→ What to do: Reproduce the data below in full and exclude every picture.

→ Data block:
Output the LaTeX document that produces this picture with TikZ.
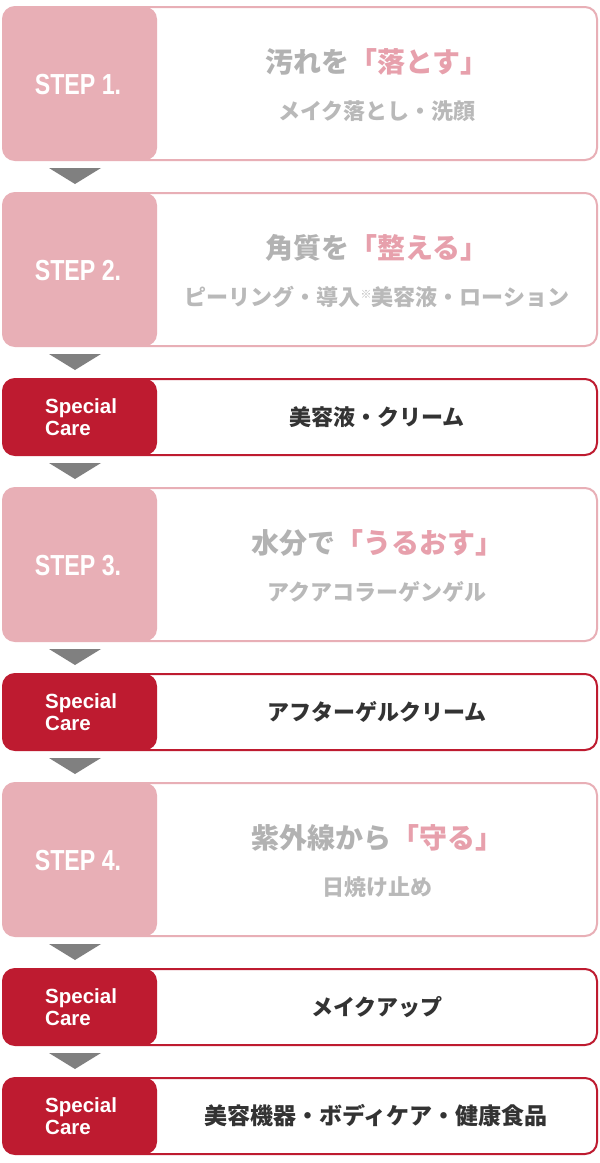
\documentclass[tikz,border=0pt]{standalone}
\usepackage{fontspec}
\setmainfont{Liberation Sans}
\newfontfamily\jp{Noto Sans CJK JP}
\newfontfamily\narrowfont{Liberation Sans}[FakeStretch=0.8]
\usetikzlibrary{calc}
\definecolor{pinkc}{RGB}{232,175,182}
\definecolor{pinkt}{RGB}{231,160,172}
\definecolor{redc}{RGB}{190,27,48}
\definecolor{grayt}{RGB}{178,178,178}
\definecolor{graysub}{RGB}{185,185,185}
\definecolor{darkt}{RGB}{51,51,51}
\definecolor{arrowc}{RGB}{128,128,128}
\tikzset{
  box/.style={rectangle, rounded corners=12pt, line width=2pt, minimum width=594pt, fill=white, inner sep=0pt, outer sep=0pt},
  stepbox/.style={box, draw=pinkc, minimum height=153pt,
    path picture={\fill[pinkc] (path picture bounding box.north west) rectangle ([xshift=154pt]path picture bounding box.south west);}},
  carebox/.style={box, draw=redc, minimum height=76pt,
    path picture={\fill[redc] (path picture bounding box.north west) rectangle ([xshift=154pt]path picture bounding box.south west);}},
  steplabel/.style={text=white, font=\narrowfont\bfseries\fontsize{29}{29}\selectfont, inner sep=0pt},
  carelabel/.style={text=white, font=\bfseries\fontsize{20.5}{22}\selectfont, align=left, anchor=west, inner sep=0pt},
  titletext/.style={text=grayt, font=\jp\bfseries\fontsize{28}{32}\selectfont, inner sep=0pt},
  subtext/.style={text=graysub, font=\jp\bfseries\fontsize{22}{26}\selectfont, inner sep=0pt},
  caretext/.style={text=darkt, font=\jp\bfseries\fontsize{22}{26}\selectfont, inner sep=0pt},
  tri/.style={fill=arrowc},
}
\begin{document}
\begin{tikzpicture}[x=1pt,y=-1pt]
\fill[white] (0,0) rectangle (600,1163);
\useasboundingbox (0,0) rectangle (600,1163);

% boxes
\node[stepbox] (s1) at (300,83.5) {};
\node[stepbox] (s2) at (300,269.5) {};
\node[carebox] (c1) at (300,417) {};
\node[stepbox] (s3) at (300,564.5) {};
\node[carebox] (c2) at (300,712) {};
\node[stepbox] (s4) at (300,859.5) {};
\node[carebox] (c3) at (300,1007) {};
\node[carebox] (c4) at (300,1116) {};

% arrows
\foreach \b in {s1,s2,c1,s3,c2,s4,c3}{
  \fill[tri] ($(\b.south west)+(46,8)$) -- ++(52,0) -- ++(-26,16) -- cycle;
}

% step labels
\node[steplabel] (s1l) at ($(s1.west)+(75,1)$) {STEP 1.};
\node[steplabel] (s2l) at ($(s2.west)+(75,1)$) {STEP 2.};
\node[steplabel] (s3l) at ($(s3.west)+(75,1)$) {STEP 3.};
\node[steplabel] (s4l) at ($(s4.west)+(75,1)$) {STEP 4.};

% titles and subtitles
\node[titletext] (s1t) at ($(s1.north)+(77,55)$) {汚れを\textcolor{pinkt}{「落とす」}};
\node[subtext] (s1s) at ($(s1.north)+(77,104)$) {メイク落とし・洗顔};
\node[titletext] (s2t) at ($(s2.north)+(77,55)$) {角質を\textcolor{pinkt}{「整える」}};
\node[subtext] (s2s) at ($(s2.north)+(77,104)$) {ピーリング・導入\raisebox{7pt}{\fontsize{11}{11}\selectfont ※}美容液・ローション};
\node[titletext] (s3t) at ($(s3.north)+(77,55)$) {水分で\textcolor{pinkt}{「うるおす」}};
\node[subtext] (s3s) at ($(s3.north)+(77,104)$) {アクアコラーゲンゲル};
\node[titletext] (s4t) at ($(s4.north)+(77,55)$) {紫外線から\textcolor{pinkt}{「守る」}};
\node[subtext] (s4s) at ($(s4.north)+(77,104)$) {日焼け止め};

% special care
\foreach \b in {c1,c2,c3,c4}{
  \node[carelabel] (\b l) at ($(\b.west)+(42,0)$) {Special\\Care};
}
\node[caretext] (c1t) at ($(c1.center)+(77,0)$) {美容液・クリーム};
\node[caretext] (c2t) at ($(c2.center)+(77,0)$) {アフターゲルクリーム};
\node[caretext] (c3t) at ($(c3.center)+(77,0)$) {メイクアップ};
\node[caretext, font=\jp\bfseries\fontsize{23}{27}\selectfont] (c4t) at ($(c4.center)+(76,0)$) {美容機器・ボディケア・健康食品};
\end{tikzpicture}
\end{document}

→ Response to this task:
Output the LaTeX document that produces this picture with TikZ.
\documentclass[tikz,border=0pt]{standalone}
\usepackage{fontspec}
\setmainfont{Liberation Sans}
\newfontfamily\jp{Noto Sans CJK JP}
\newfontfamily\narrowfont{Liberation Sans}[FakeStretch=0.8]
\usetikzlibrary{calc}
\definecolor{pinkc}{RGB}{232,175,182}
\definecolor{pinkt}{RGB}{231,160,172}
\definecolor{redc}{RGB}{190,27,48}
\definecolor{grayt}{RGB}{178,178,178}
\definecolor{graysub}{RGB}{185,185,185}
\definecolor{darkt}{RGB}{51,51,51}
\definecolor{arrowc}{RGB}{128,128,128}
\tikzset{
  box/.style={rectangle, rounded corners=12pt, line width=2pt, minimum width=594pt, fill=white, inner sep=0pt, outer sep=0pt},
  stepbox/.style={box, draw=pinkc, minimum height=153pt,
    path picture={\fill[pinkc] (path picture bounding box.north west) rectangle ([xshift=154pt]path picture bounding box.south west);}},
  carebox/.style={box, draw=redc, minimum height=76pt,
    path picture={\fill[redc] (path picture bounding box.north west) rectangle ([xshift=154pt]path picture bounding box.south west);}},
  steplabel/.style={text=white, font=\narrowfont\bfseries\fontsize{29}{29}\selectfont, inner sep=0pt},
  carelabel/.style={text=white, font=\bfseries\fontsize{20.5}{22}\selectfont, align=left, anchor=west, inner sep=0pt},
  titletext/.style={text=grayt, font=\jp\bfseries\fontsize{28}{32}\selectfont, inner sep=0pt},
  subtext/.style={text=graysub, font=\jp\bfseries\fontsize{22}{26}\selectfont, inner sep=0pt},
  caretext/.style={text=darkt, font=\jp\bfseries\fontsize{22}{26}\selectfont, inner sep=0pt},
  tri/.style={fill=arrowc},
}
\begin{document}
\begin{tikzpicture}[x=1pt,y=-1pt]
\fill[white] (0,0) rectangle (600,1163);
\useasboundingbox (0,0) rectangle (600,1163);

% boxes
\node[stepbox] (s1) at (300,83.5) {};
\node[stepbox] (s2) at (300,269.5) {};
\node[carebox] (c1) at (300,417) {};
\node[stepbox] (s3) at (300,564.5) {};
\node[carebox] (c2) at (300,712) {};
\node[stepbox] (s4) at (300,859.5) {};
\node[carebox] (c3) at (300,1007) {};
\node[carebox] (c4) at (300,1116) {};

% arrows
\foreach \b in {s1,s2,c1,s3,c2,s4,c3}{
  \fill[tri] ($(\b.south west)+(46,8)$) -- ++(52,0) -- ++(-26,16) -- cycle;
}

% step labels
\node[steplabel] (s1l) at ($(s1.west)+(75,1)$) {STEP 1.};
\node[steplabel] (s2l) at ($(s2.west)+(75,1)$) {STEP 2.};
\node[steplabel] (s3l) at ($(s3.west)+(75,1)$) {STEP 3.};
\node[steplabel] (s4l) at ($(s4.west)+(75,1)$) {STEP 4.};

% titles and subtitles
\node[titletext] (s1t) at ($(s1.north)+(77,55)$) {汚れを\textcolor{pinkt}{「落とす」}};
\node[subtext] (s1s) at ($(s1.north)+(77,104)$) {メイク落とし・洗顔};
\node[titletext] (s2t) at ($(s2.north)+(77,55)$) {角質を\textcolor{pinkt}{「整える」}};
\node[subtext] (s2s) at ($(s2.north)+(77,104)$) {ピーリング・導入\raisebox{7pt}{\fontsize{11}{11}\selectfont ※}美容液・ローション};
\node[titletext] (s3t) at ($(s3.north)+(77,55)$) {水分で\textcolor{pinkt}{「うるおす」}};
\node[subtext] (s3s) at ($(s3.north)+(77,104)$) {アクアコラーゲンゲル};
\node[titletext] (s4t) at ($(s4.north)+(77,55)$) {紫外線から\textcolor{pinkt}{「守る」}};
\node[subtext] (s4s) at ($(s4.north)+(77,104)$) {日焼け止め};

% special care
\foreach \b in {c1,c2,c3,c4}{
  \node[carelabel] (\b l) at ($(\b.west)+(42,0)$) {Special\\Care};
}
\node[caretext] (c1t) at ($(c1.center)+(77,0)$) {美容液・クリーム};
\node[caretext] (c2t) at ($(c2.center)+(77,0)$) {アフターゲルクリーム};
\node[caretext] (c3t) at ($(c3.center)+(77,0)$) {メイクアップ};
\node[caretext, font=\jp\bfseries\fontsize{23}{27}\selectfont] (c4t) at ($(c4.center)+(76,0)$) {美容機器・ボディケア・健康食品};
\end{tikzpicture}
\end{document}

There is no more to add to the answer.